DATASET EXCERPT:
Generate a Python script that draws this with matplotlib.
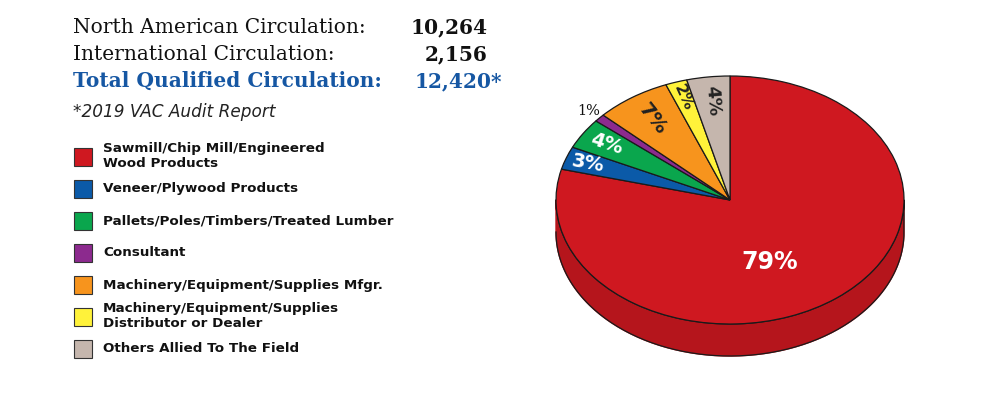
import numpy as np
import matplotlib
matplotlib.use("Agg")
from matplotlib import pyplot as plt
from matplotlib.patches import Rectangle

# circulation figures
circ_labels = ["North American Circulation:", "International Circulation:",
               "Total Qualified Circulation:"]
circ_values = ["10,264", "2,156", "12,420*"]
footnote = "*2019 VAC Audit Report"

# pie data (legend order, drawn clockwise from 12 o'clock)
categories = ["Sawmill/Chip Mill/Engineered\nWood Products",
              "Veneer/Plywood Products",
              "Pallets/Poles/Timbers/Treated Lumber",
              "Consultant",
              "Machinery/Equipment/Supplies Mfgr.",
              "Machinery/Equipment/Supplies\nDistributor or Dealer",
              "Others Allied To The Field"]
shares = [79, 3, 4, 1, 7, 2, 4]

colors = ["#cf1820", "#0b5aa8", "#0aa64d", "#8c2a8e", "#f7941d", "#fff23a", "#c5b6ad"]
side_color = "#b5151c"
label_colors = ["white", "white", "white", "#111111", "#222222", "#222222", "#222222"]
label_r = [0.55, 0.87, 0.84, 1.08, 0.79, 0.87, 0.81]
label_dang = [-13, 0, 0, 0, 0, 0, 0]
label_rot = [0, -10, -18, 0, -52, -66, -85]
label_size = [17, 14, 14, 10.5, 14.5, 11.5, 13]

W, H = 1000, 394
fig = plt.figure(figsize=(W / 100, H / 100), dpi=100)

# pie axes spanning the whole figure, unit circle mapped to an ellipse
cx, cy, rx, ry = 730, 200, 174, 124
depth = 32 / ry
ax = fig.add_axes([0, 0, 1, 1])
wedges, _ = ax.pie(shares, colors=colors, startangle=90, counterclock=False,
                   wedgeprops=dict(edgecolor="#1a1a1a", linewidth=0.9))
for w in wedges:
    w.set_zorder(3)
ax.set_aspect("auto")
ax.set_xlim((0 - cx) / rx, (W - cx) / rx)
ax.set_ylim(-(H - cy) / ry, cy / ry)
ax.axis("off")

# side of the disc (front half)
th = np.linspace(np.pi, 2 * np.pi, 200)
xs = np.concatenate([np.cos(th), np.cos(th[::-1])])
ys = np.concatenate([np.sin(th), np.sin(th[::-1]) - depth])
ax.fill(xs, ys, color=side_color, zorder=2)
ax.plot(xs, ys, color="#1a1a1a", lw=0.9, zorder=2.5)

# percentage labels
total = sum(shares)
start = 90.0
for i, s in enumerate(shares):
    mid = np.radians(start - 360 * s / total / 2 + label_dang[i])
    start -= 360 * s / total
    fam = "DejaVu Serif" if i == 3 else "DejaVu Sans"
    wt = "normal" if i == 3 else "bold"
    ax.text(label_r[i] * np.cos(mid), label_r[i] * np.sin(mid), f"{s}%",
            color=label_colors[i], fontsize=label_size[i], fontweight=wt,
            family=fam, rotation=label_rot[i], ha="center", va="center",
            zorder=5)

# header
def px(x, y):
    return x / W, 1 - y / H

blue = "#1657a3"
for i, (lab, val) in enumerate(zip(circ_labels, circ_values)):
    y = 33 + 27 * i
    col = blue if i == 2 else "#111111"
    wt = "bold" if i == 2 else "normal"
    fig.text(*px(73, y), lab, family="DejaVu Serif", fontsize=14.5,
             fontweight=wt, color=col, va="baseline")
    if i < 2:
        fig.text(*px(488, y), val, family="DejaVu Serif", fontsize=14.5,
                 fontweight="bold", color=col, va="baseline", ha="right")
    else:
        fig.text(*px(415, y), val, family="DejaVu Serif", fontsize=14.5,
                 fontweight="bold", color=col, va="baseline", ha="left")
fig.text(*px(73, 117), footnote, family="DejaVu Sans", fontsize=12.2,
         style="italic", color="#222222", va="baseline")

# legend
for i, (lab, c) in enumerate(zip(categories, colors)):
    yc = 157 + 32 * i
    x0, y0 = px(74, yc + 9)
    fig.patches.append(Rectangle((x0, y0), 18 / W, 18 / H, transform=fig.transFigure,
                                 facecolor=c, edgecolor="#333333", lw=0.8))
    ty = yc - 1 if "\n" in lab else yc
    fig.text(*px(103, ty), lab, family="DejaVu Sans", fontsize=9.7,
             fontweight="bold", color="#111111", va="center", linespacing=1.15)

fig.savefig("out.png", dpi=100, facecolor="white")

STATED TASK: Copy out each line exactly, without the pictures.

ANSWER TO THE PROBLEM:
Generate a Python script that draws this with matplotlib.
import numpy as np
import matplotlib
matplotlib.use("Agg")
from matplotlib import pyplot as plt
from matplotlib.patches import Rectangle

# circulation figures
circ_labels = ["North American Circulation:", "International Circulation:",
               "Total Qualified Circulation:"]
circ_values = ["10,264", "2,156", "12,420*"]
footnote = "*2019 VAC Audit Report"

# pie data (legend order, drawn clockwise from 12 o'clock)
categories = ["Sawmill/Chip Mill/Engineered\nWood Products",
              "Veneer/Plywood Products",
              "Pallets/Poles/Timbers/Treated Lumber",
              "Consultant",
              "Machinery/Equipment/Supplies Mfgr.",
              "Machinery/Equipment/Supplies\nDistributor or Dealer",
              "Others Allied To The Field"]
shares = [79, 3, 4, 1, 7, 2, 4]

colors = ["#cf1820", "#0b5aa8", "#0aa64d", "#8c2a8e", "#f7941d", "#fff23a", "#c5b6ad"]
side_color = "#b5151c"
label_colors = ["white", "white", "white", "#111111", "#222222", "#222222", "#222222"]
label_r = [0.55, 0.87, 0.84, 1.08, 0.79, 0.87, 0.81]
label_dang = [-13, 0, 0, 0, 0, 0, 0]
label_rot = [0, -10, -18, 0, -52, -66, -85]
label_size = [17, 14, 14, 10.5, 14.5, 11.5, 13]

W, H = 1000, 394
fig = plt.figure(figsize=(W / 100, H / 100), dpi=100)

# pie axes spanning the whole figure, unit circle mapped to an ellipse
cx, cy, rx, ry = 730, 200, 174, 124
depth = 32 / ry
ax = fig.add_axes([0, 0, 1, 1])
wedges, _ = ax.pie(shares, colors=colors, startangle=90, counterclock=False,
                   wedgeprops=dict(edgecolor="#1a1a1a", linewidth=0.9))
for w in wedges:
    w.set_zorder(3)
ax.set_aspect("auto")
ax.set_xlim((0 - cx) / rx, (W - cx) / rx)
ax.set_ylim(-(H - cy) / ry, cy / ry)
ax.axis("off")

# side of the disc (front half)
th = np.linspace(np.pi, 2 * np.pi, 200)
xs = np.concatenate([np.cos(th), np.cos(th[::-1])])
ys = np.concatenate([np.sin(th), np.sin(th[::-1]) - depth])
ax.fill(xs, ys, color=side_color, zorder=2)
ax.plot(xs, ys, color="#1a1a1a", lw=0.9, zorder=2.5)

# percentage labels
total = sum(shares)
start = 90.0
for i, s in enumerate(shares):
    mid = np.radians(start - 360 * s / total / 2 + label_dang[i])
    start -= 360 * s / total
    fam = "DejaVu Serif" if i == 3 else "DejaVu Sans"
    wt = "normal" if i == 3 else "bold"
    ax.text(label_r[i] * np.cos(mid), label_r[i] * np.sin(mid), f"{s}%",
            color=label_colors[i], fontsize=label_size[i], fontweight=wt,
            family=fam, rotation=label_rot[i], ha="center", va="center",
            zorder=5)

# header
def px(x, y):
    return x / W, 1 - y / H

blue = "#1657a3"
for i, (lab, val) in enumerate(zip(circ_labels, circ_values)):
    y = 33 + 27 * i
    col = blue if i == 2 else "#111111"
    wt = "bold" if i == 2 else "normal"
    fig.text(*px(73, y), lab, family="DejaVu Serif", fontsize=14.5,
             fontweight=wt, color=col, va="baseline")
    if i < 2:
        fig.text(*px(488, y), val, family="DejaVu Serif", fontsize=14.5,
                 fontweight="bold", color=col, va="baseline", ha="right")
    else:
        fig.text(*px(415, y), val, family="DejaVu Serif", fontsize=14.5,
                 fontweight="bold", color=col, va="baseline", ha="left")
fig.text(*px(73, 117), footnote, family="DejaVu Sans", fontsize=12.2,
         style="italic", color="#222222", va="baseline")

# legend
for i, (lab, c) in enumerate(zip(categories, colors)):
    yc = 157 + 32 * i
    x0, y0 = px(74, yc + 9)
    fig.patches.append(Rectangle((x0, y0), 18 / W, 18 / H, transform=fig.transFigure,
                                 facecolor=c, edgecolor="#333333", lw=0.8))
    ty = yc - 1 if "\n" in lab else yc
    fig.text(*px(103, ty), lab, family="DejaVu Sans", fontsize=9.7,
             fontweight="bold", color="#111111", va="center", linespacing=1.15)

fig.savefig("out.png", dpi=100, facecolor="white")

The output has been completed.